I’ve long been an advocate of folksonomies. It allows the wider community to add knowledge to resources through tags and comments, ultimately making things easier to find. A number of institutions have allowed free tagging of certain resources for a while now, such as the Powerhouse Museum in Sydney, the collective STEVE museum, and of course, Wessex Archaeology’s photos on Flickr.
It seems that this idea is slowly taking off. Flickr have just announced “The Commons” project. Flickr’s blog post about this project is entitled “Many hands make light work“, which just about sums it up, really. I urge you to read it.

The Library of Congress in the USA have teamed up with Flickr to put a selection (currently about 3,000 photos from their collection of 14+ million) online. If you have a free Flickr account, you will be able to tag these photos and comment on them. The images are also being geotagged by the LoC staff. The idea of a temporal map view comes to mind…

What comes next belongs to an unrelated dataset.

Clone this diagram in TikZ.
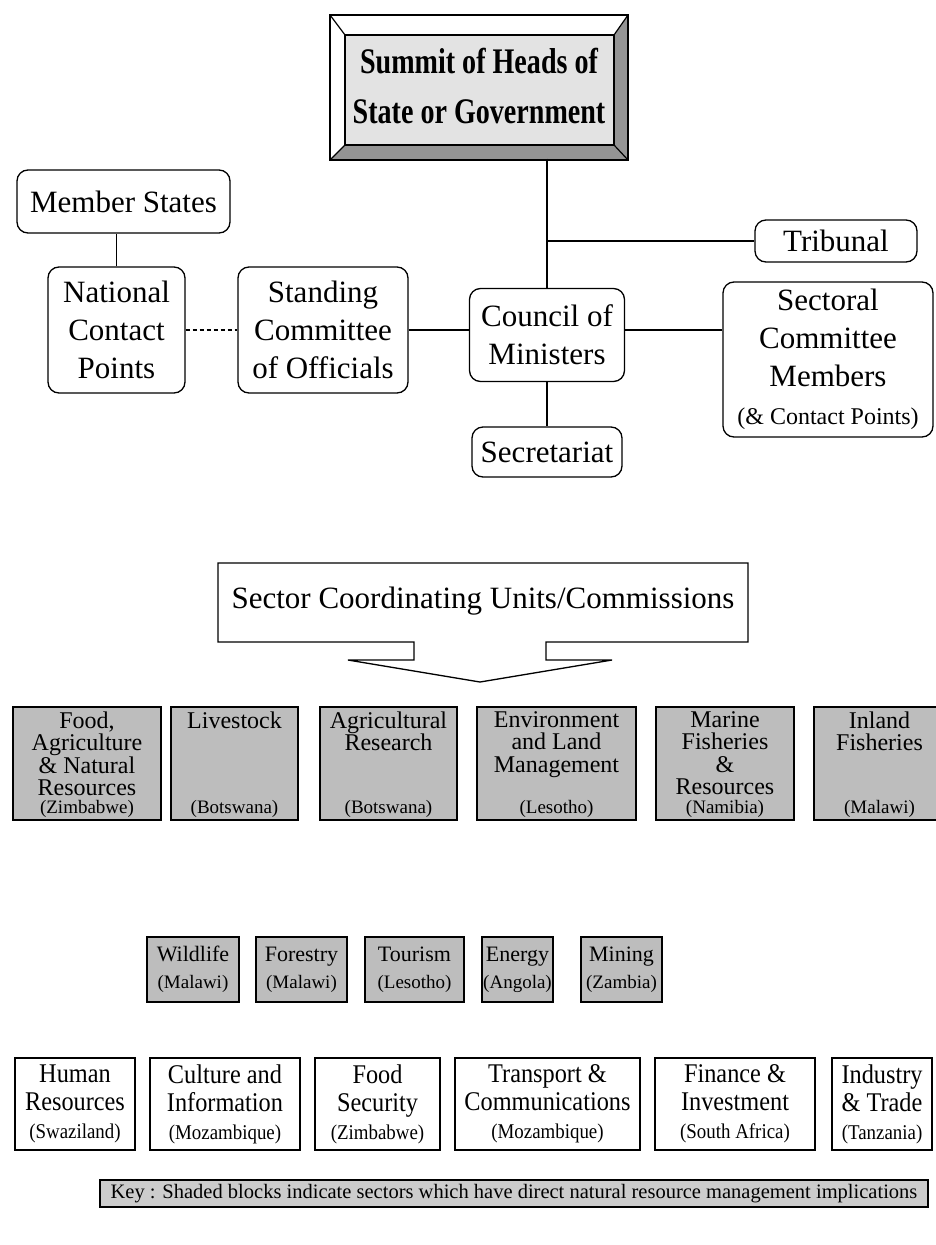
\documentclass[tikz,border=0pt]{standalone}
\usepackage{fontspec}
\setmainfont{Liberation Serif}
\newfontfamily\summitfont[FakeStretch=0.78]{Liberation Serif}
\newfontfamily\narrowfont[FakeStretch=0.9]{Liberation Serif}
\definecolor{shade}{gray}{0.74}
\definecolor{bevel}{gray}{0.58}
\definecolor{keyshade}{gray}{0.80}
\newcommand{\cty}[1]{{\fontsize{19}{22}\selectfont(#1)}}

\begin{document}
\begin{tikzpicture}[x=1pt,y=-1pt]
\tikzstyle{org}=[rectangle, rounded corners=11pt, draw=black, line width=1.3pt, align=center, inner sep=0pt, font=\fontsize{31}{38}\selectfont]
\tikzstyle{connect}=[line width=1.3pt]
\tikzstyle{sector}=[rectangle, draw=black, line width=1.4pt, fill=shade, inner sep=0pt]
\tikzstyle{small}=[sector, align=center, font=\fontsize{22}{27}\selectfont]
\tikzstyle{title}=[align=center, inner sep=0pt, font=\fontsize{24}{22.5}\selectfont]
\tikzstyle{country}=[inner sep=0pt, font=\fontsize{19}{22}\selectfont]
\tikzstyle{plain}=[rectangle, draw=black, line width=1.3pt, inner sep=0pt, align=center, font=\narrowfont\fontsize{27}{28}\selectfont]
\useasboundingbox (0,0) rectangle (935,1245);

  % summit, bevelled frame
  \fill[gray!22] (345,35) rectangle (614,145);
  \fill[bevel] (330,160) -- (345,145) -- (614,145) -- (628,160) -- cycle;
  \fill[bevel] (628,15) -- (614,35) -- (614,145) -- (628,160) -- cycle;
  \draw[line width=1.4pt] (330,15) rectangle (628,160);
  \draw[line width=1.2pt] (345,35) rectangle (614,145);
  \draw[line width=1.2pt] (330,15) -- (345,35) (628,15) -- (614,35) (330,160) -- (345,145) (628,160) -- (614,145);
  \node[minimum width=298pt, minimum height=145pt, align=center, font=\summitfont\bfseries\fontsize{36}{50}\selectfont] (summit) at (479,86) {Summit of Heads of\\State or Government};

  \node[org, minimum width=213pt, minimum height=63pt] (member) at (123.5,201.5) {Member States};
  \node[org, minimum width=137pt, minimum height=126pt] (ncp) at (116.5,330) {National\\Contact\\Points};
  \node[org, minimum width=170pt, minimum height=126pt] (officials) at (323,330) {Standing\\Committee\\of Officials};
  \node[org, minimum width=155pt, minimum height=93pt] (council) at (547,335) {Council of\\Ministers};
  \node[org, minimum width=162pt, minimum height=42pt] (tribunal) at (836,241) {Tribunal};
  \node[org, minimum width=150pt, minimum height=50pt] (secretariat) at (547,452) {Secretariat};
  \node[org, minimum width=210pt, minimum height=155pt] (sectoral) at (828,359.5) {Sectoral\\Committee\\Members\\{\fontsize{24}{28}\selectfont(\& Contact Points)}};

  \draw[connect] (council.north |- summit.south) -- (council.north);
  \draw[connect] (council.north |- tribunal.west) -- (tribunal.west);
  \draw[connect] (ncp.north) -- (ncp.north |- member.south);
  \draw[connect, dash pattern=on 4pt off 3pt] (ncp) -- (officials);
  \draw[connect] (officials.east) -- (officials.east -| council.west);
  \draw[connect] (officials.east -| council.east) -- (officials.east -| sectoral.west);
  \draw[connect] (council.south) -- (secretariat.north);

  % callout with the arrow
  \node[font=\fontsize{31}{38}\selectfont] (units) at (483,601) {Sector Coordinating Units/Commissions};
  \draw[line width=1.3pt] (218,563) -- (748,563) -- (748,642) -- (546,642) -- (546,660) -- (612,660) -- (480,682)
    -- (348,660) -- (414,660) -- (414,642) -- (218,642) -- cycle;

  % shaded sectors
  \node[sector, minimum width=148pt, minimum height=113pt] (food) at (87,763.5) {};
  \node[sector, minimum width=127pt, minimum height=113pt] (livestock) at (234.5,763.5) {};
  \node[sector, minimum width=137pt, minimum height=113pt] (research) at (388.5,763.5) {};
  \node[sector, minimum width=159pt, minimum height=113pt] (land) at (556.5,763.5) {};
  \node[sector, minimum width=138pt, minimum height=113pt] (marine) at (725,763.5) {};
  \node[sector, minimum width=131pt, minimum height=113pt] (inland) at (879.5,763.5) {};
  \node[title, anchor=north] (foodname) at ([yshift=-5pt]food.north) {Food,\\Agriculture\\\& Natural\\Resources};
  \node[title, anchor=north] (livestockname) at ([yshift=-5pt]livestock.north) {Livestock};
  \node[title, anchor=north] (researchname) at ([yshift=-5pt]research.north) {Agricultural\\Research};
  \node[title, anchor=north] (landname) at ([yshift=-5pt]land.north) {Environment\\and Land\\Management};
  \node[title, anchor=north] (marinename) at ([yshift=-5pt]marine.north) {Marine\\Fisheries\\\&\\Resources};
  \node[title, anchor=north] (inlandname) at ([yshift=-5pt]inland.north) {Inland\\Fisheries};
  \node[country, anchor=south] (foodcty) at ([yshift=3pt]food.south) {(Zimbabwe)};
  \node[country, anchor=south] (livestockcty) at ([yshift=3pt]livestock.south) {(Botswana)};
  \node[country, anchor=south] (researchcty) at ([yshift=3pt]research.south) {(Botswana)};
  \node[country, anchor=south] (landcty) at ([yshift=3pt]land.south) {(Lesotho)};
  \node[country, anchor=south] (marinecty) at ([yshift=3pt]marine.south) {(Namibia)};
  \node[country, anchor=south] (inlandcty) at ([yshift=3pt]inland.south) {(Malawi)};

  \node[small, minimum width=92pt, minimum height=65pt] (wildlife) at (193,969.5) {Wildlife\\\cty{Malawi}};
  \node[small, minimum width=91pt, minimum height=65pt] (forestry) at (301.5,969.5) {Forestry\\\cty{Malawi}};
  \node[small, minimum width=99pt, minimum height=65pt] (tourism) at (414.5,969.5) {Tourism\\\cty{Lesotho}};
  \node[small, minimum width=71pt, minimum height=65pt] (energy) at (517.5,969.5) {Energy\\\cty{Angola}};
  \node[small, minimum width=81pt, minimum height=65pt] (mining) at (621.5,969.5) {Mining\\\cty{Zambia}};

  % other sectors
  \node[plain, minimum width=120pt, minimum height=92pt] (human) at (75,1104) {Human\\Resources\\{\fontsize{21}{26}\selectfont(Swaziland)}};
  \node[plain, minimum width=150pt, minimum height=92pt] (culture) at (225,1104) {Culture and\\Information\\{\fontsize{21}{26}\selectfont(Mozambique)}};
  \node[plain, minimum width=125pt, minimum height=92pt] (security) at (377.5,1104) {Food\\Security\\{\fontsize{21}{26}\selectfont(Zimbabwe)}};
  \node[plain, minimum width=185pt, minimum height=92pt] (transport) at (547.5,1104) {Transport \&\\Communications\\{\fontsize{21}{26}\selectfont(Mozambique)}};
  \node[plain, minimum width=160pt, minimum height=92pt] (finance) at (735,1104) {Finance \&\\Investment\\{\fontsize{21}{26}\selectfont(South Africa)}};
  \node[plain, minimum width=100pt, minimum height=92pt] (industry) at (882,1104) {Industry\\\& Trade\\{\fontsize{21}{26}\selectfont(Tanzania)}};

  \node[rectangle, draw=black, line width=1.2pt, fill=keyshade, minimum width=828pt, minimum height=27pt, font=\fontsize{20.5}{23}\selectfont] (key) at (514,1193.5) {Key : Shaded blocks indicate sectors which have direct natural resource management implications};
\end{tikzpicture}
\end{document}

There are two main aims to The Commons project, starting with the pilot: firstly, to increase exposure to the amazing content currently held in the public collections of civic institutions around the world, and secondly, to facilitate the collection of general knowledge about these collections, with the hope that this information can feed back into the catalogues, making them richer and easier to search.
This could be amazing. I’ll re-quote this snippet from Flickr’s blog:
“..the hope that this information can feed back into the catalogues, making them richer and easier to search.”
This will ultimately benefit not just users of Flickr, but any user of the LoC catalogue. It won’t replace the knowledge of their expert cataloguers, but complement it. This is a great example of how this approach can work both ways to benefit everyone. Read the Library of Congress‘ take on the project.
After all, it’s everyone’s past, isn’t it?